### WRITTEN EXERCISE
Copy each entry as it stands, leaving nothing out.

### DATA
-- START --

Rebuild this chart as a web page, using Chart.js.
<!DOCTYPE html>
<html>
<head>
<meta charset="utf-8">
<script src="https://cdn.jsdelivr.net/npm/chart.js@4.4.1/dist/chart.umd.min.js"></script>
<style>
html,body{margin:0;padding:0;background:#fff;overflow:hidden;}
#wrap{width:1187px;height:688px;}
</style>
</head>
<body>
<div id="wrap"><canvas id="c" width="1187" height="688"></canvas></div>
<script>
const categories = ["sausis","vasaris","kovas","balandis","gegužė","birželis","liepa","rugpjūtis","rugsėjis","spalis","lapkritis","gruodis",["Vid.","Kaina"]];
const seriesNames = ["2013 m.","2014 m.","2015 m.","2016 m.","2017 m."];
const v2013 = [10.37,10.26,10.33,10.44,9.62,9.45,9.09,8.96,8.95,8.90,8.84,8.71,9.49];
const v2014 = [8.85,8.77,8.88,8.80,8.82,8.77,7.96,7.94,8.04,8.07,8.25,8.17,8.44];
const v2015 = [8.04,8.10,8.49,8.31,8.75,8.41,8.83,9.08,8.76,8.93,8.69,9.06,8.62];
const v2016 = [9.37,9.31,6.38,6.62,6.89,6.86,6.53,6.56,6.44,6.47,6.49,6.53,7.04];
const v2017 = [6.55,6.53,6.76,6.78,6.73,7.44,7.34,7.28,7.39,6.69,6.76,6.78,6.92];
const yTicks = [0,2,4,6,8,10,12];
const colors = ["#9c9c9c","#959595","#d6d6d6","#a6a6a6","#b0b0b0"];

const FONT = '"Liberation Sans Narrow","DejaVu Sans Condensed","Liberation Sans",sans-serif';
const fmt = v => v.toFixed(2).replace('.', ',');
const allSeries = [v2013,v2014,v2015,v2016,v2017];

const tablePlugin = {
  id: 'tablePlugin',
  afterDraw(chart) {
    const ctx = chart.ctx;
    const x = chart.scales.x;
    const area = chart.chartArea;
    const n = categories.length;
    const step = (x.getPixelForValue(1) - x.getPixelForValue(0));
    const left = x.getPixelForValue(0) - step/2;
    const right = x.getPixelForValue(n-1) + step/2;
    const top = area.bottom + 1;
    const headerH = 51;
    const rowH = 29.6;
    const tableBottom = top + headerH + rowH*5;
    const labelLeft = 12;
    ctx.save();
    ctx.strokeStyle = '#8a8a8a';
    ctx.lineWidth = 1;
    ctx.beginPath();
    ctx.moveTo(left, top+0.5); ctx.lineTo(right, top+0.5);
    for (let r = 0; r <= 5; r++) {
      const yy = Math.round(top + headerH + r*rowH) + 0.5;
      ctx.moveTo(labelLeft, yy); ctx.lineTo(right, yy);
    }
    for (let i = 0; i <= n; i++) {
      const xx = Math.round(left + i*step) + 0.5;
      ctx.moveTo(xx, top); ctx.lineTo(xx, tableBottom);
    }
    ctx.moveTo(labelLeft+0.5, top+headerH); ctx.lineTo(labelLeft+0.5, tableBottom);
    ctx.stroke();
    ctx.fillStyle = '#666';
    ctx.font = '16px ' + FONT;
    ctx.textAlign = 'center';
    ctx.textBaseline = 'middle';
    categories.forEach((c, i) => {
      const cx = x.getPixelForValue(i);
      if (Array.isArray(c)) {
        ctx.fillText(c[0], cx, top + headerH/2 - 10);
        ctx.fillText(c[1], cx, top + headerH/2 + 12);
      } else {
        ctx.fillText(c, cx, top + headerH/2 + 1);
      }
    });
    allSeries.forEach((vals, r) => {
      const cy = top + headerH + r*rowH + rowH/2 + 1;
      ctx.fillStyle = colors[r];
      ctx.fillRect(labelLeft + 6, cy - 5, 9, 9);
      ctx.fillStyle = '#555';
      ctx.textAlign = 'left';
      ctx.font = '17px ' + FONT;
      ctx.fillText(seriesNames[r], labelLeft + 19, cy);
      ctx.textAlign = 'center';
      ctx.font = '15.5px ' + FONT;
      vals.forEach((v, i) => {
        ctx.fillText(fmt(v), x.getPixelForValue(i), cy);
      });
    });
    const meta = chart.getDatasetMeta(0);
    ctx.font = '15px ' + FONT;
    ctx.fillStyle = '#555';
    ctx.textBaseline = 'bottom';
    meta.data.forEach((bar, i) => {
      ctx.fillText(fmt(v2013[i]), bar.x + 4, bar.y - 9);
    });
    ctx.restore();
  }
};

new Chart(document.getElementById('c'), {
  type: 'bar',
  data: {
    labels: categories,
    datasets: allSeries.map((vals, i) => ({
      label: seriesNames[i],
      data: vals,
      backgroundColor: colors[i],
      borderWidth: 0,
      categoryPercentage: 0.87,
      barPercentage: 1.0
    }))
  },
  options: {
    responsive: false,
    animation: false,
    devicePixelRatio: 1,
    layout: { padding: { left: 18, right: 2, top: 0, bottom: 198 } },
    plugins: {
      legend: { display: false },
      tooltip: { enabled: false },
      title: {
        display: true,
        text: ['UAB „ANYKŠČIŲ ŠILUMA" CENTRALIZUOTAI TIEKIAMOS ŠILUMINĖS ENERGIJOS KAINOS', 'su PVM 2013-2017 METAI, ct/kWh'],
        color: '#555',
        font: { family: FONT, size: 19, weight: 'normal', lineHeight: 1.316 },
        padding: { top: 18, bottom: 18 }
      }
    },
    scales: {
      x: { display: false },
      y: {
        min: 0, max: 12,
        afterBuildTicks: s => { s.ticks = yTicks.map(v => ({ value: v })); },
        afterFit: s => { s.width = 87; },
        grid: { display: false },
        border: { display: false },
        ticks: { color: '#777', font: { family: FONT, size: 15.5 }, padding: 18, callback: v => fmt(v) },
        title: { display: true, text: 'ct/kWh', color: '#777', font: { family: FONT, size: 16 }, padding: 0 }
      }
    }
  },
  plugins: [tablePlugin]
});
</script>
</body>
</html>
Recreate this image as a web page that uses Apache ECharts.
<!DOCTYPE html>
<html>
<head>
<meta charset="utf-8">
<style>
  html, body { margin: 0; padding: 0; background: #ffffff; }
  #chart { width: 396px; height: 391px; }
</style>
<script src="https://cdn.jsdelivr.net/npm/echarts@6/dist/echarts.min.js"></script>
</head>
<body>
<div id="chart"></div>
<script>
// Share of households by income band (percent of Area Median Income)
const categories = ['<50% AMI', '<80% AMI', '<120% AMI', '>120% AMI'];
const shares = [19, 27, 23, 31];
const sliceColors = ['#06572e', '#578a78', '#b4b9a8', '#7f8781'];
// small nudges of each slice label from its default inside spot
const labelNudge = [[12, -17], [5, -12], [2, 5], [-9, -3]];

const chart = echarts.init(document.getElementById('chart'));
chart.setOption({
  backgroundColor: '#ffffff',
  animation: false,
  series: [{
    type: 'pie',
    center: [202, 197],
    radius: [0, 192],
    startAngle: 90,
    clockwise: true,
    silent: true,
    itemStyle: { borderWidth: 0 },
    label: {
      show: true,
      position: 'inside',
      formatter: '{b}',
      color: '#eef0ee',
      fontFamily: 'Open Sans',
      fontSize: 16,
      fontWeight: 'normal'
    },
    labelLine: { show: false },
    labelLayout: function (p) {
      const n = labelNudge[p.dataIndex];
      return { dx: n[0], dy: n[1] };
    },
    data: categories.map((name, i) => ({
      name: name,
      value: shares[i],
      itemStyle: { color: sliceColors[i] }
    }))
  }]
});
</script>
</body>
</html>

-- END --

### PROBLEM SOLUTION
Rebuild this chart as a web page, using Chart.js.
<!DOCTYPE html>
<html>
<head>
<meta charset="utf-8">
<script src="https://cdn.jsdelivr.net/npm/chart.js@4.4.1/dist/chart.umd.min.js"></script>
<style>
html,body{margin:0;padding:0;background:#fff;overflow:hidden;}
#wrap{width:1187px;height:688px;}
</style>
</head>
<body>
<div id="wrap"><canvas id="c" width="1187" height="688"></canvas></div>
<script>
const categories = ["sausis","vasaris","kovas","balandis","gegužė","birželis","liepa","rugpjūtis","rugsėjis","spalis","lapkritis","gruodis",["Vid.","Kaina"]];
const seriesNames = ["2013 m.","2014 m.","2015 m.","2016 m.","2017 m."];
const v2013 = [10.37,10.26,10.33,10.44,9.62,9.45,9.09,8.96,8.95,8.90,8.84,8.71,9.49];
const v2014 = [8.85,8.77,8.88,8.80,8.82,8.77,7.96,7.94,8.04,8.07,8.25,8.17,8.44];
const v2015 = [8.04,8.10,8.49,8.31,8.75,8.41,8.83,9.08,8.76,8.93,8.69,9.06,8.62];
const v2016 = [9.37,9.31,6.38,6.62,6.89,6.86,6.53,6.56,6.44,6.47,6.49,6.53,7.04];
const v2017 = [6.55,6.53,6.76,6.78,6.73,7.44,7.34,7.28,7.39,6.69,6.76,6.78,6.92];
const yTicks = [0,2,4,6,8,10,12];
const colors = ["#9c9c9c","#959595","#d6d6d6","#a6a6a6","#b0b0b0"];

const FONT = '"Liberation Sans Narrow","DejaVu Sans Condensed","Liberation Sans",sans-serif';
const fmt = v => v.toFixed(2).replace('.', ',');
const allSeries = [v2013,v2014,v2015,v2016,v2017];

const tablePlugin = {
  id: 'tablePlugin',
  afterDraw(chart) {
    const ctx = chart.ctx;
    const x = chart.scales.x;
    const area = chart.chartArea;
    const n = categories.length;
    const step = (x.getPixelForValue(1) - x.getPixelForValue(0));
    const left = x.getPixelForValue(0) - step/2;
    const right = x.getPixelForValue(n-1) + step/2;
    const top = area.bottom + 1;
    const headerH = 51;
    const rowH = 29.6;
    const tableBottom = top + headerH + rowH*5;
    const labelLeft = 12;
    ctx.save();
    ctx.strokeStyle = '#8a8a8a';
    ctx.lineWidth = 1;
    ctx.beginPath();
    ctx.moveTo(left, top+0.5); ctx.lineTo(right, top+0.5);
    for (let r = 0; r <= 5; r++) {
      const yy = Math.round(top + headerH + r*rowH) + 0.5;
      ctx.moveTo(labelLeft, yy); ctx.lineTo(right, yy);
    }
    for (let i = 0; i <= n; i++) {
      const xx = Math.round(left + i*step) + 0.5;
      ctx.moveTo(xx, top); ctx.lineTo(xx, tableBottom);
    }
    ctx.moveTo(labelLeft+0.5, top+headerH); ctx.lineTo(labelLeft+0.5, tableBottom);
    ctx.stroke();
    ctx.fillStyle = '#666';
    ctx.font = '16px ' + FONT;
    ctx.textAlign = 'center';
    ctx.textBaseline = 'middle';
    categories.forEach((c, i) => {
      const cx = x.getPixelForValue(i);
      if (Array.isArray(c)) {
        ctx.fillText(c[0], cx, top + headerH/2 - 10);
        ctx.fillText(c[1], cx, top + headerH/2 + 12);
      } else {
        ctx.fillText(c, cx, top + headerH/2 + 1);
      }
    });
    allSeries.forEach((vals, r) => {
      const cy = top + headerH + r*rowH + rowH/2 + 1;
      ctx.fillStyle = colors[r];
      ctx.fillRect(labelLeft + 6, cy - 5, 9, 9);
      ctx.fillStyle = '#555';
      ctx.textAlign = 'left';
      ctx.font = '17px ' + FONT;
      ctx.fillText(seriesNames[r], labelLeft + 19, cy);
      ctx.textAlign = 'center';
      ctx.font = '15.5px ' + FONT;
      vals.forEach((v, i) => {
        ctx.fillText(fmt(v), x.getPixelForValue(i), cy);
      });
    });
    const meta = chart.getDatasetMeta(0);
    ctx.font = '15px ' + FONT;
    ctx.fillStyle = '#555';
    ctx.textBaseline = 'bottom';
    meta.data.forEach((bar, i) => {
      ctx.fillText(fmt(v2013[i]), bar.x + 4, bar.y - 9);
    });
    ctx.restore();
  }
};

new Chart(document.getElementById('c'), {
  type: 'bar',
  data: {
    labels: categories,
    datasets: allSeries.map((vals, i) => ({
      label: seriesNames[i],
      data: vals,
      backgroundColor: colors[i],
      borderWidth: 0,
      categoryPercentage: 0.87,
      barPercentage: 1.0
    }))
  },
  options: {
    responsive: false,
    animation: false,
    devicePixelRatio: 1,
    layout: { padding: { left: 18, right: 2, top: 0, bottom: 198 } },
    plugins: {
      legend: { display: false },
      tooltip: { enabled: false },
      title: {
        display: true,
        text: ['UAB „ANYKŠČIŲ ŠILUMA" CENTRALIZUOTAI TIEKIAMOS ŠILUMINĖS ENERGIJOS KAINOS', 'su PVM 2013-2017 METAI, ct/kWh'],
        color: '#555',
        font: { family: FONT, size: 19, weight: 'normal', lineHeight: 1.316 },
        padding: { top: 18, bottom: 18 }
      }
    },
    scales: {
      x: { display: false },
      y: {
        min: 0, max: 12,
        afterBuildTicks: s => { s.ticks = yTicks.map(v => ({ value: v })); },
        afterFit: s => { s.width = 87; },
        grid: { display: false },
        border: { display: false },
        ticks: { color: '#777', font: { family: FONT, size: 15.5 }, padding: 18, callback: v => fmt(v) },
        title: { display: true, text: 'ct/kWh', color: '#777', font: { family: FONT, size: 16 }, padding: 0 }
      }
    }
  },
  plugins: [tablePlugin]
});
</script>
</body>
</html>
Recreate this image as a web page that uses Apache ECharts.
<!DOCTYPE html>
<html>
<head>
<meta charset="utf-8">
<style>
  html, body { margin: 0; padding: 0; background: #ffffff; }
  #chart { width: 396px; height: 391px; }
</style>
<script src="https://cdn.jsdelivr.net/npm/echarts@6/dist/echarts.min.js"></script>
</head>
<body>
<div id="chart"></div>
<script>
// Share of households by income band (percent of Area Median Income)
const categories = ['<50% AMI', '<80% AMI', '<120% AMI', '>120% AMI'];
const shares = [19, 27, 23, 31];
const sliceColors = ['#06572e', '#578a78', '#b4b9a8', '#7f8781'];
// small nudges of each slice label from its default inside spot
const labelNudge = [[12, -17], [5, -12], [2, 5], [-9, -3]];

const chart = echarts.init(document.getElementById('chart'));
chart.setOption({
  backgroundColor: '#ffffff',
  animation: false,
  series: [{
    type: 'pie',
    center: [202, 197],
    radius: [0, 192],
    startAngle: 90,
    clockwise: true,
    silent: true,
    itemStyle: { borderWidth: 0 },
    label: {
      show: true,
      position: 'inside',
      formatter: '{b}',
      color: '#eef0ee',
      fontFamily: 'Open Sans',
      fontSize: 16,
      fontWeight: 'normal'
    },
    labelLine: { show: false },
    labelLayout: function (p) {
      const n = labelNudge[p.dataIndex];
      return { dx: n[0], dy: n[1] };
    },
    data: categories.map((name, i) => ({
      name: name,
      value: shares[i],
      itemStyle: { color: sliceColors[i] }
    }))
  }]
});
</script>
</body>
</html>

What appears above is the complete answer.